Bisnis.com, JAKARTA – Pulihnya aktivitas ekonomi saat ini membuat outstanding restrukturisasi kredit terdampak Covid-19 di PT Bank Rakyat Indonesia (Persero) Tbk. (BBRI) turun 55,57 persen per April 2022.
Secara akumulasi, kredit yang direstrukturisasi BRI akibat pandemi mencapai Rp249,33 triliun dan saat ini tersisa Rp138,57 triliun. Dengan demikian, perseroan telah menurunkan restrukturisasi kredit terdampak Covid-19 hingga Rp110,75 triliun.
Direktur Manajemen Risiko BRI Agus Sudiarto mengatakan perseroan telah menyiapkan strategi antisipasi pasca masa restrukturisasi kredit terdampak Covid-19 berakhir.
Menurutnya, BRI secara konsisten menyiapkan strategi soft landing dengan meningkatkan pencadangan dan melakukan percepatan penyelesaian terhadap nasabah restrukturisasi Covid-19, yang tidak memiliki kemampuan bayar.
Strategi tersebut diharapkan turut menopang target pencapaian pertumbuhan kredit BRI pada tahun ini yang dipatok sebesar 9 persen hingga 11 persen secara tahunan (year-on-year/yoy).

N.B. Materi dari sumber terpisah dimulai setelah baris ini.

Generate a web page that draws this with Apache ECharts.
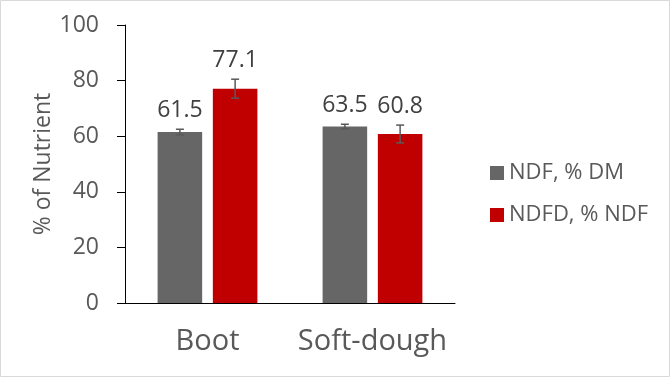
<!DOCTYPE html>
<html>
<head>
<meta charset="utf-8">
<script src="https://cdn.jsdelivr.net/npm/echarts@6/dist/echarts.min.js"></script>
<style>
  html, body { margin: 0; padding: 0; background: #fff; }
  #chart { width: 670px; height: 377px; }
</style>
</head>
<body>
<div id="chart"></div>
<script>
// data
const categories = ['Boot', 'Soft-dough'];
const seriesNames = ['NDF, % DM', 'NDFD, % NDF'];
const ndfValues = [61.5, 63.5];
const ndfdValues = [77.1, 60.8];
const ndfErrors = [1.0, 0.8];
const ndfdErrors = [3.4, 3.2];
const yTicks = [0, 20, 40, 60, 80, 100];

const FONT = '"Open Sans", "Noto Sans", sans-serif';
const BAR_W = 0.27;   // share of category band
const BAR_GAP = 0.24; // gap between bars, share of bar width

// error bar + value label, drawn over each bar
function errorRenderer(idx) {
    return function (params, api) {
        const cat = api.value(0);
        const val = api.value(1);
        const err = api.value(2);
        const band = api.size([1, 0])[0];
        const bw = band * BAR_W;
        const gap = bw * BAR_GAP;
        const dx = (idx - 0.5) * (bw + gap);
        const top = api.coord([cat, val + err]);
        const bot = api.coord([cat, val - err]);
        const x = top[0] + dx;
        const lineStyle = { stroke: '#595959', lineWidth: 1.5 };
        return {
            type: 'group',
            children: [
                { type: 'line', shape: { x1: x, y1: top[1], x2: x, y2: bot[1] }, style: lineStyle },
                { type: 'line', shape: { x1: x - 4, y1: top[1], x2: x + 4, y2: top[1] }, style: lineStyle },
                { type: 'line', shape: { x1: x - 4, y1: bot[1], x2: x + 4, y2: bot[1] }, style: lineStyle },
                {
                    type: 'text', x: x, y: top[1] - 7,
                    style: {
                        text: val.toFixed(1), fill: '#404040',
                        font: '23px ' + FONT, align: 'center', verticalAlign: 'bottom'
                    }
                }
            ]
        };
    };
}

function initChart() {
    const myChart = echarts.init(document.getElementById('chart'));
    const option = {
        animation: false,
        textStyle: { fontFamily: FONT },
        graphic: [{
            type: 'rect',
            shape: { x: 0.5, y: 0.5, width: 669, height: 376 },
            style: { fill: null, stroke: '#d9d9d9', lineWidth: 1 }
        }],
        grid: { left: 125, right: 215, top: 25, bottom: 74 },
        legend: {
            data: seriesNames,
            orient: 'vertical',
            left: 485,
            top: 157,
            itemWidth: 14,
            itemHeight: 14,
            itemGap: 20,
            icon: 'rect',
            textStyle: { color: '#595959', fontSize: 22, fontFamily: FONT }
        },
        xAxis: {
            type: 'category',
            data: categories,
            axisLine: { lineStyle: { color: '#000', width: 1 } },
            axisTick: { show: false },
            axisLabel: { color: '#595959', fontSize: 29, margin: 24, interval: 0 }
        },
        yAxis: {
            type: 'value',
            min: yTicks[0],
            max: yTicks[yTicks.length - 1],
            interval: 20,
            name: '% of Nutrient',
            nameLocation: 'middle',
            nameGap: 70,
            nameTextStyle: { color: '#595959', fontSize: 23 },
            axisLine: { show: true, lineStyle: { color: '#000', width: 1 } },
            axisTick: { show: true, length: 8, lineStyle: { color: '#000' } },
            axisLabel: { color: '#595959', fontSize: 23, margin: 26 },
            splitLine: { show: false }
        },
        series: [
            {
                name: seriesNames[0], type: 'bar', data: ndfValues,
                barWidth: BAR_W * 100 + '%', barGap: BAR_GAP * 100 + '%',
                itemStyle: { color: '#666666' }
            },
            {
                name: seriesNames[1], type: 'bar', data: ndfdValues,
                barWidth: BAR_W * 100 + '%', barGap: BAR_GAP * 100 + '%',
                itemStyle: { color: '#C00000' }
            },
            {
                type: 'custom', renderItem: errorRenderer(0), clip: false, z: 5,
                data: categories.map((c, i) => [i, ndfValues[i], ndfErrors[i]])
            },
            {
                type: 'custom', renderItem: errorRenderer(1), clip: false, z: 5,
                data: categories.map((c, i) => [i, ndfdValues[i], ndfdErrors[i]])
            }
        ]
    };
    myChart.setOption(option);
    window.addEventListener('resize', () => myChart.resize());
}

window.onload = initChart;
</script>
</body>
</html>
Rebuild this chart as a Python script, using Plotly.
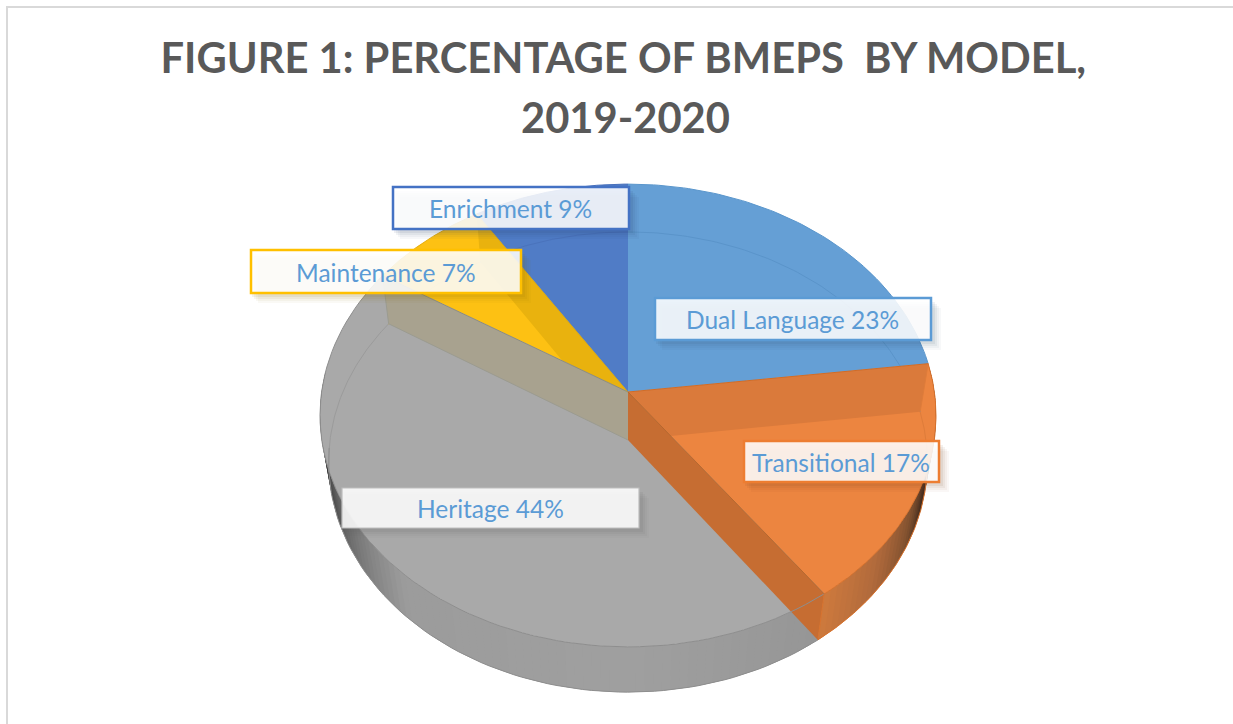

“BRI optimistis angka restrukturisasi Covid-19 akan terus menurun seiring dengan pulihnya aktivitas sosial dan ekonomi,” ujarnya dalam keterangan tertulis, Senin (13/6/2022).
Baca Juga
Sampai dengan April 2022, pencadangan untuk kredit tercatat mencapai Rp86,6 triliun atau 261,32 persen terhadap rasio kredit bermasalah (non-performing loan/NPL) dan 39,97 persen terhadap kredit berkualitas rendah (loan at risk/LAR).
Lebih lanjut, Agus menambahkan bahwa emiten bank berkode saham BBRI ini terus menerapkan prinsip kehati-hatian dalam menyalurkan pembiayaan. Dari segi manajemen risiko, Agus menargetkan NPL dapat terkendali di level 3,0 persen pada 2022.
Sementara itu, Otoritas Jasa Keuangan (OJK) mencatat terdapat sejumlah bank masih dalam proses restrukturisasi kredit terdampak Covid-19. Adapun, otoritas memproyeksikan kredit restrukturisasi Covid-19 mencapai Rp606,39 triliun per April 2022.
“Proyeksi sementara di April ini kredit restrukturisasi Covid-19 masih ada Rp606,39 triliun. Ini sudah jauh dari angka pertama yang sampai titik tertinggi hampir Rp1.000 triliun di 2020,” kata Ketua Dewan Komisioner OJK Wimboh Santoso.
Wimboh berharap nilai restrukturisasi kredit Covid-19 akan turun, seiring dengan kenaikan pertumbuhan kredit dan pertumbuhan ekonomi. Hal ini mengingat, kebijakan relaksasi ini akan berakhir pada Maret 2023.